A Hope
So things have been pretty bad lately. The culture war is as far from won as ever. And I’m getting sued by a patent troll, which is a daily reminder of how completely broken our societial reward mechanisms are. Thinking of naming my next song
complexity a decaying oligarchy can no longer maintain
and trying to write one those 10 minute long emo ballads that spans the industrial revolution to now about how Nietzsche gave way to Bronze Age Mindset and after COVID it’s even hard to delight in that because it all feels so hollow. How many booster u get bro?
Reread the unabomber manifesto (1995) recently, and it is as unanswered as ever.
I can’t bring myself to accept his conclusion that technology is bad and our only hope is to destroy it. Then I would forfeit any hope of being able to know everything. And any hope of meeting God. I will die before I give up my hope for technology because that’s the only thing I am living for.
And then there’s the other issue. We solved self driving cars years ago, we just haven’t found all the bugs yet. We hit a point in AI where it’s mostly the lack of compute that’s frustrating. I haven’t seen new ideas in a while, in fact the field is moving further from it’s roots as all the noobs and hanger-on-ers show up.
When AI safety means I can’t ask DALL-E for a picture of <censored> because it’s racist, and real AI safety about not accidently destroying the world with machines is marginalized. To answer the questions about real AI safety would involve addressing the unabomber manifesto, and I suspect even if you had an answer, in the current world that would speak way too much truth to power to happen.
I did promise some hope though, and it’s this. After 2 years of writing this blog, I have nothing better than Technology without Industry. Of course, this doesn’t happen if centralization itself is too beneficial.
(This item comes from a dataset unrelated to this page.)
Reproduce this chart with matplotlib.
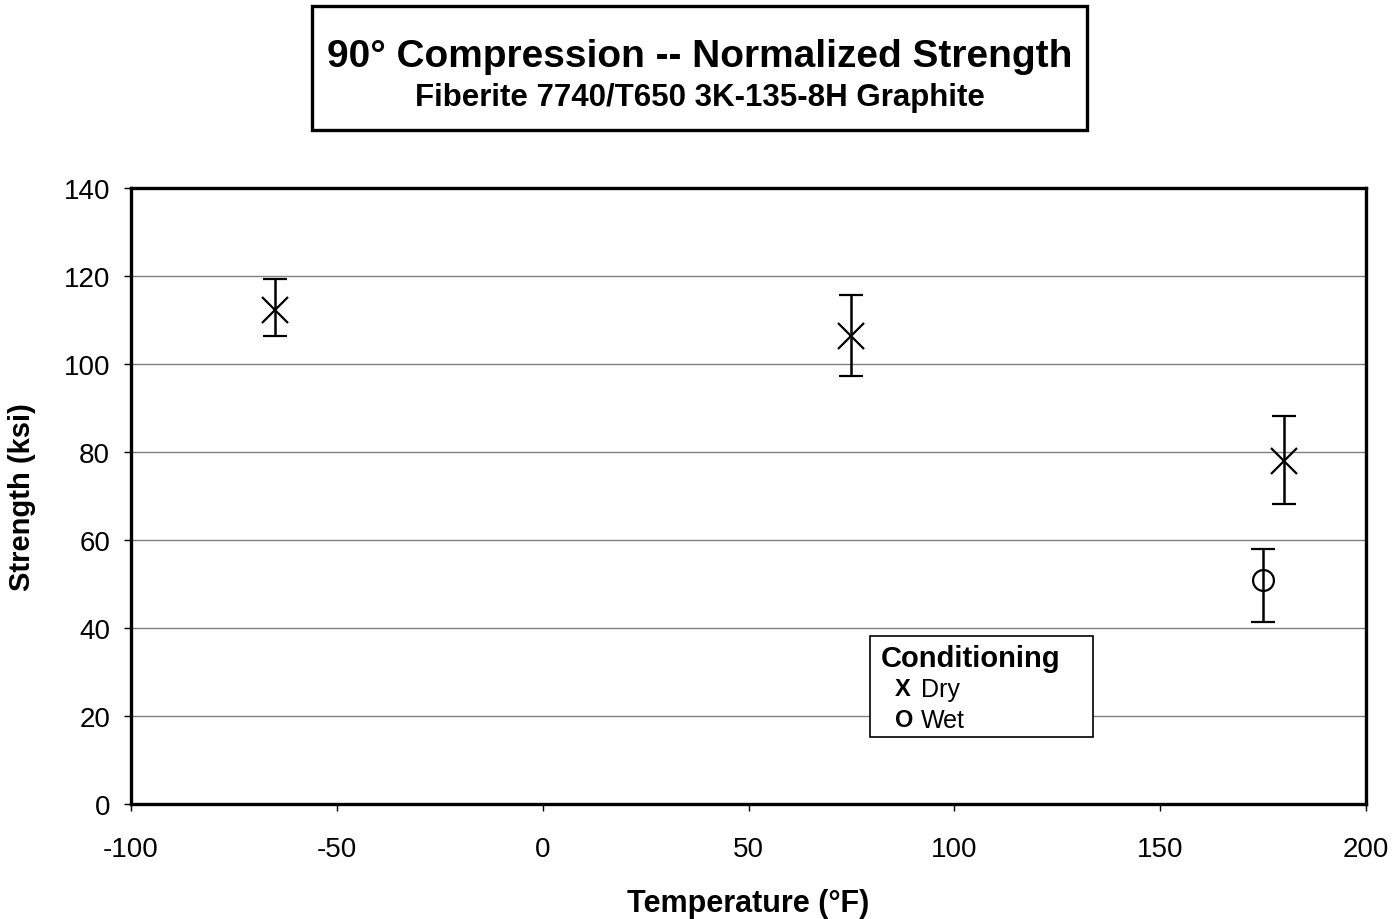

If AI is just compute, it’s already over. Compute scales really well, and if and when they wake up, centralized powers will have all of it.
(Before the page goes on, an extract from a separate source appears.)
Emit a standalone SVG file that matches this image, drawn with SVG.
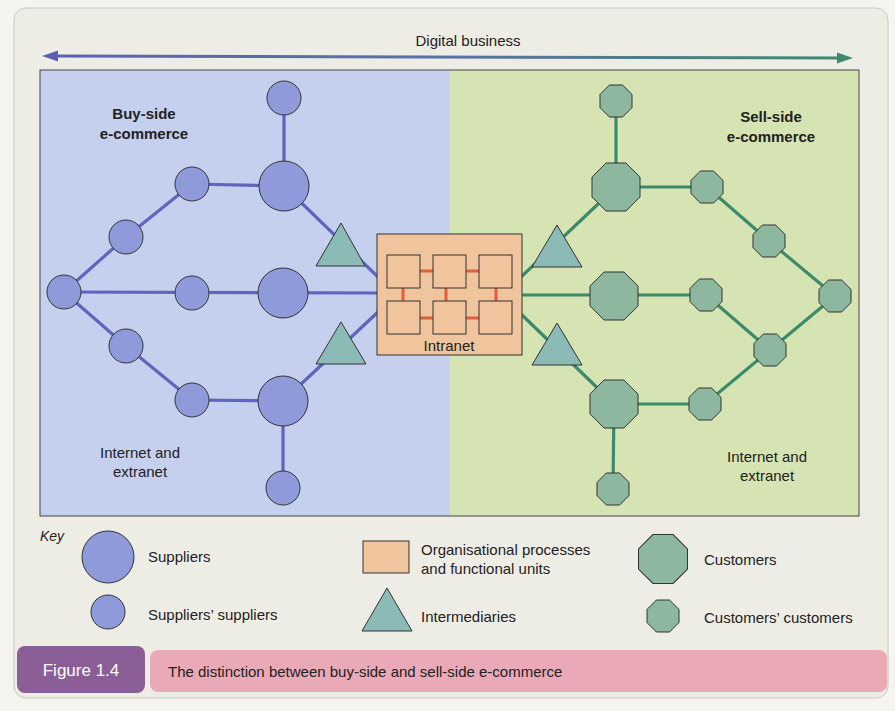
<svg xmlns="http://www.w3.org/2000/svg" xmlns:xlink="http://www.w3.org/1999/xlink" width="895" height="711" viewBox="0 0 895 711">
  <defs>
    <style>
      text { font-family: "Liberation Sans", Arial, sans-serif; fill: #222; }
      .t15 { font-size: 15px; }
      .bold { font-weight: bold; }
      .sup { fill: #8f9adb; stroke: #333; stroke-width: 1; }
      .cus { fill: #8db89f; stroke: #333; stroke-width: 1; }
      .tri { fill: #8cbab6; stroke: #333; stroke-width: 1; }
      .eb { stroke: #5f65bd; stroke-width: 3.2; fill: none; }
      .eg { stroke: #3c8a6a; stroke-width: 3.2; fill: none; }
      .red { stroke: #e0603c; stroke-width: 3; fill: none; }
      .unit { fill: #f0c49c; stroke: #333; stroke-width: 1; }
    </style>
    <polygon id="octS" points="16,6.6 6.6,16 -6.6,16 -16,6.6 -16,-6.6 -6.6,-16 6.6,-16 16,-6.6"/>
    <polygon id="octL" points="24,9.9 9.9,24 -9.9,24 -24,9.9 -24,-9.9 -9.9,-24 9.9,-24 24,-9.9"/>
    <linearGradient id="arrowGrad" x1="42" y1="0" x2="853" y2="0" gradientUnits="userSpaceOnUse">
      <stop offset="0" stop-color="#5a61b3"/>
      <stop offset="0.45" stop-color="#5d6fa8"/>
      <stop offset="1" stop-color="#3e8a6e"/>
    </linearGradient>
  </defs>

  <!-- page -->
  <rect x="0" y="0" width="895" height="711" fill="#f5f4ee"/>
  <rect x="14" y="8" width="874" height="690" rx="12" fill="#eeede5" stroke="#c9c9c1" stroke-width="1"/>

  <!-- Digital business arrow -->
  <g id="digital-business">
    <line x1="52" y1="56" x2="843" y2="58" stroke="url(#arrowGrad)" stroke-width="3"/>
    <polygon points="42,56 58,50.5 58,61.5" fill="#5a61b3"/>
    <polygon points="853,58 837,52.5 837,63.5" fill="#3e8a6e"/>
    <text x="468" y="46" class="t15" text-anchor="middle">Digital business</text>
  </g>

  <!-- panels -->
  <g id="panels">
    <rect x="40" y="70" width="410" height="446" fill="#c4d0ee"/>
    <rect x="450" y="70" width="409" height="446" fill="#d5e4b2"/>
    <rect x="40" y="70" width="819" height="446" fill="none" stroke="#444" stroke-width="1"/>
  </g>

  <!-- connectors -->
  <g id="connectors">
    <line class="eb" x1="284" y1="98" x2="284" y2="186"/>
    <line class="eb" x1="284" y1="186" x2="192" y2="184"/>
    <line class="eb" x1="192" y1="184" x2="126" y2="237"/>
    <line class="eb" x1="126" y1="237" x2="64" y2="292"/>
    <line class="eb" x1="64" y1="292" x2="378" y2="293"/>
    <line class="eb" x1="64" y1="292" x2="126" y2="346"/>
    <line class="eb" x1="126" y1="346" x2="192" y2="400"/>
    <line class="eb" x1="192" y1="400" x2="283" y2="401"/>
    <line class="eb" x1="283" y1="401" x2="283" y2="488"/>
    <line class="eb" x1="284" y1="186" x2="378" y2="277"/>
    <line class="eb" x1="283" y1="401" x2="378" y2="312"/>

    <line class="eg" x1="616" y1="101" x2="616" y2="187"/>
    <line class="eg" x1="616" y1="187" x2="707" y2="187"/>
    <line class="eg" x1="707" y1="187" x2="769" y2="241"/>
    <line class="eg" x1="769" y1="241" x2="835" y2="296"/>
    <line class="eg" x1="835" y1="296" x2="770" y2="350"/>
    <line class="eg" x1="770" y1="350" x2="705" y2="404"/>
    <line class="eg" x1="705" y1="404" x2="614" y2="404"/>
    <line class="eg" x1="614" y1="404" x2="613" y2="489"/>
    <line class="eg" x1="521" y1="295" x2="706" y2="295"/>
    <line class="eg" x1="706" y1="295" x2="770" y2="350"/>
    <line class="eg" x1="616" y1="187" x2="521" y2="277"/>
    <line class="eg" x1="521" y1="314" x2="614" y2="404"/>
  </g>

  <!-- buy-side nodes -->
  <g id="ss-top"><circle class="sup" cx="284" cy="98" r="17"/></g>
  <g id="s-top"><circle class="sup" cx="284" cy="186" r="25"/></g>
  <g id="ss-a"><circle class="sup" cx="192" cy="184" r="17"/></g>
  <g id="ss-b"><circle class="sup" cx="126" cy="237" r="17"/></g>
  <g id="ss-left"><circle class="sup" cx="64" cy="292" r="17"/></g>
  <g id="ss-mid"><circle class="sup" cx="192" cy="293" r="17"/></g>
  <g id="s-mid"><circle class="sup" cx="283" cy="293" r="25"/></g>
  <g id="ss-c"><circle class="sup" cx="126" cy="346" r="17"/></g>
  <g id="ss-d"><circle class="sup" cx="192" cy="400" r="17"/></g>
  <g id="s-bot"><circle class="sup" cx="283" cy="401" r="25"/></g>
  <g id="ss-bot"><circle class="sup" cx="283" cy="488" r="17"/></g>

  <!-- intermediaries -->
  <g id="int-buy-top"><polygon class="tri" points="341,223 316,266 365,266"/></g>
  <g id="int-buy-bot"><polygon class="tri" points="341,322 316,364 366,364"/></g>
  <g id="int-sell-top"><polygon class="tri" points="557,225 532,267 582,267"/></g>
  <g id="int-sell-bot"><polygon class="tri" points="557,323 532,365 582,365"/></g>

  <!-- sell-side nodes -->
  <g id="cc-top"><use href="#octS" class="cus" transform="translate(616,101)"/></g>
  <g id="c-top"><use href="#octL" class="cus" transform="translate(616,187)"/></g>
  <g id="cc-a"><use href="#octS" class="cus" transform="translate(707,187)"/></g>
  <g id="cc-b"><use href="#octS" class="cus" transform="translate(769,241)"/></g>
  <g id="cc-right"><use href="#octS" class="cus" transform="translate(835,296)"/></g>
  <g id="c-mid"><use href="#octL" class="cus" transform="translate(614,296)"/></g>
  <g id="cc-mid"><use href="#octS" class="cus" transform="translate(706,295)"/></g>
  <g id="cc-c"><use href="#octS" class="cus" transform="translate(770,350)"/></g>
  <g id="c-bot"><use href="#octL" class="cus" transform="translate(614,404)"/></g>
  <g id="cc-d"><use href="#octS" class="cus" transform="translate(705,404)"/></g>
  <g id="cc-bot"><use href="#octS" class="cus" transform="translate(613,489)"/></g>

  <!-- intranet -->
  <g id="intranet">
    <rect class="unit" x="377" y="234" width="145" height="121"/>
    <line class="red" x1="420" y1="271" x2="433" y2="271"/>
    <line class="red" x1="466" y1="271" x2="479" y2="271"/>
    <line class="red" x1="420" y1="318" x2="433" y2="318"/>
    <line class="red" x1="466" y1="318" x2="479" y2="318"/>
    <line class="red" x1="403" y1="288" x2="403" y2="301"/>
    <line class="red" x1="446" y1="288" x2="446" y2="301"/>
    <line class="red" x1="496" y1="288" x2="496" y2="301"/>
    <rect x="387" y="255" width="33" height="33" fill="none" stroke="#333" stroke-width="1"/>
    <rect x="433" y="255" width="33" height="33" fill="none" stroke="#333" stroke-width="1"/>
    <rect x="479" y="255" width="33" height="33" fill="none" stroke="#333" stroke-width="1"/>
    <rect x="387" y="301" width="33" height="33" fill="none" stroke="#333" stroke-width="1"/>
    <rect x="433" y="301" width="33" height="33" fill="none" stroke="#333" stroke-width="1"/>
    <rect x="479" y="301" width="33" height="33" fill="none" stroke="#333" stroke-width="1"/>
    <text x="449" y="351" class="t15" text-anchor="middle">Intranet</text>
  </g>

  <!-- labels -->
  <g id="labels">
    <text x="144" y="119" class="t15 bold" text-anchor="middle">Buy-side</text>
    <text x="144" y="139" class="t15 bold" text-anchor="middle">e-commerce</text>
    <text x="771" y="122" class="t15 bold" text-anchor="middle">Sell-side</text>
    <text x="771" y="142" class="t15 bold" text-anchor="middle">e-commerce</text>
    <text x="140" y="458" class="t15" text-anchor="middle">Internet and</text>
    <text x="140" y="477" class="t15" text-anchor="middle">extranet</text>
    <text x="767" y="462" class="t15" text-anchor="middle">Internet and</text>
    <text x="767" y="481" class="t15" text-anchor="middle">extranet</text>
  </g>

  <!-- key -->
  <g id="key">
    <text x="40" y="541" font-size="14" font-style="italic">Key</text>
    <circle class="sup" cx="108" cy="557" r="26"/>
    <text x="148" y="562" class="t15">Suppliers</text>
    <circle class="sup" cx="108" cy="612" r="17"/>
    <text x="148" y="620" class="t15">Suppliers’ suppliers</text>
    <rect class="unit" x="363" y="541" width="46" height="32"/>
    <text x="421" y="555" class="t15">Organisational processes</text>
    <text x="421" y="574" class="t15">and functional units</text>
    <polygon class="tri" points="387,588 362,631 412,631"/>
    <text x="421" y="622" class="t15">Intermediaries</text>
    <use href="#octL" class="cus" transform="translate(663,559) scale(1.02)"/>
    <text x="704" y="565" class="t15">Customers</text>
    <use href="#octS" class="cus" transform="translate(663,616)"/>
    <text x="704" y="623" class="t15">Customers’ customers</text>
  </g>

  <!-- caption -->
  <g id="caption">
    <rect x="150" y="650" width="737" height="42" rx="8" fill="#eaa9b7"/>
    <rect x="17" y="646" width="128" height="47" rx="8" fill="#8c5e97"/>
    <text x="81" y="676" font-size="17" text-anchor="middle" style="fill:#ffffff">Figure 1.4</text>
    <text x="168" y="677" class="t15">The distinction between buy-side and sell-side e-commerce</text>
  </g>
</svg>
The hope is that AI is largely data limited. Unlike compute, data has very low cost of replication. And from this DeepMind paper, there’s reason to believe this might be true. Common crawl (the entire internet!) is only 266TB, well within the storage purchasable by an individual today (around $5,000 in 2022). While video datasets are larger, this is only true by several orders of magnitude.
If a $100,000 computer can train models that efficiently use all the data, the risk of centralization drops massively. While larger computers may dominate at things that don’t involve data, like chess, as long as they don’t win at real world like that, we are good.
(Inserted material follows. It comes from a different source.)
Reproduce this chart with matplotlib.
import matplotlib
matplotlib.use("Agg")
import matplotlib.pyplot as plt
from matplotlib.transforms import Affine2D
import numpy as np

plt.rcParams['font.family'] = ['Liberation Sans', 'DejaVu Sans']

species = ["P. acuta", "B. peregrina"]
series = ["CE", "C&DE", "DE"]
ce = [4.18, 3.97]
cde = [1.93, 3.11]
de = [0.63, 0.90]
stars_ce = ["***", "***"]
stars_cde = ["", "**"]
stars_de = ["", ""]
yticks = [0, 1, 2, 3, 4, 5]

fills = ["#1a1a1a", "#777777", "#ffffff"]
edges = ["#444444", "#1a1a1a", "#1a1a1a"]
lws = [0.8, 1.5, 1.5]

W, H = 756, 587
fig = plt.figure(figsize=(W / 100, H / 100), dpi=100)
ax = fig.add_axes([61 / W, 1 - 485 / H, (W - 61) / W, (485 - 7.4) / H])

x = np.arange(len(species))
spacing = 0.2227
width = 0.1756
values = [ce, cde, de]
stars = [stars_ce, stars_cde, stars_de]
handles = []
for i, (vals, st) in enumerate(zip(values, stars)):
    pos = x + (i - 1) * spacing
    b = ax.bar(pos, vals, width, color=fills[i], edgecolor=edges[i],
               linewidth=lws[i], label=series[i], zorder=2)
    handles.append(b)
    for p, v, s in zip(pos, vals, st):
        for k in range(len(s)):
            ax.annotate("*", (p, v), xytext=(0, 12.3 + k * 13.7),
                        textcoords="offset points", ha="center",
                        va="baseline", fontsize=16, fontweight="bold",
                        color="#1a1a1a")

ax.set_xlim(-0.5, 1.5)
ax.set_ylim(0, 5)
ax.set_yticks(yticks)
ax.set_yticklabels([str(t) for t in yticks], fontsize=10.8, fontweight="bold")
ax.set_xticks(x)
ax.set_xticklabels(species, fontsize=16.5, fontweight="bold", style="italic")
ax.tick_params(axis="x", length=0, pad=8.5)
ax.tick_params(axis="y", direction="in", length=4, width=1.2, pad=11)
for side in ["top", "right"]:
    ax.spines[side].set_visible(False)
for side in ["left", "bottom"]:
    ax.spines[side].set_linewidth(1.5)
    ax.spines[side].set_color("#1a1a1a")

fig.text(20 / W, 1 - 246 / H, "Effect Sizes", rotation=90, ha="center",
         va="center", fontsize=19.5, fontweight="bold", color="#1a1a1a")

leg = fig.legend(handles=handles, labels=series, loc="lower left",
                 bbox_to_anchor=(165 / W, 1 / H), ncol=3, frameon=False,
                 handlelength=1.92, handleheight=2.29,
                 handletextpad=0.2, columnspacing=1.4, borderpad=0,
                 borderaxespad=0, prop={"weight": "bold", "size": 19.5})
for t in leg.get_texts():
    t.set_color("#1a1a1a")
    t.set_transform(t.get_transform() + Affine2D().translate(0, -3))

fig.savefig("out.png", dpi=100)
As of now, this isn’t true though. The training alone (renting these computers) of the largest models costs millions. And we haven’t made Stable Diffusion Video Edition yet, we know how we just can’t really train it yet. In a couple years, some big AI lab will, and this will likely be the most expensive model trained in history costing over $100 million.
If we make it to the point where the best models can be trained by individuals, and we are all limited by the same data, the world has a much better chance than if those with the largest computer win. Data tends toward being public, compute tends toward being private.
A world of open source personally owned decentralized AI sounds nice. And it’s not without precedent, this was PCs in the 80’s.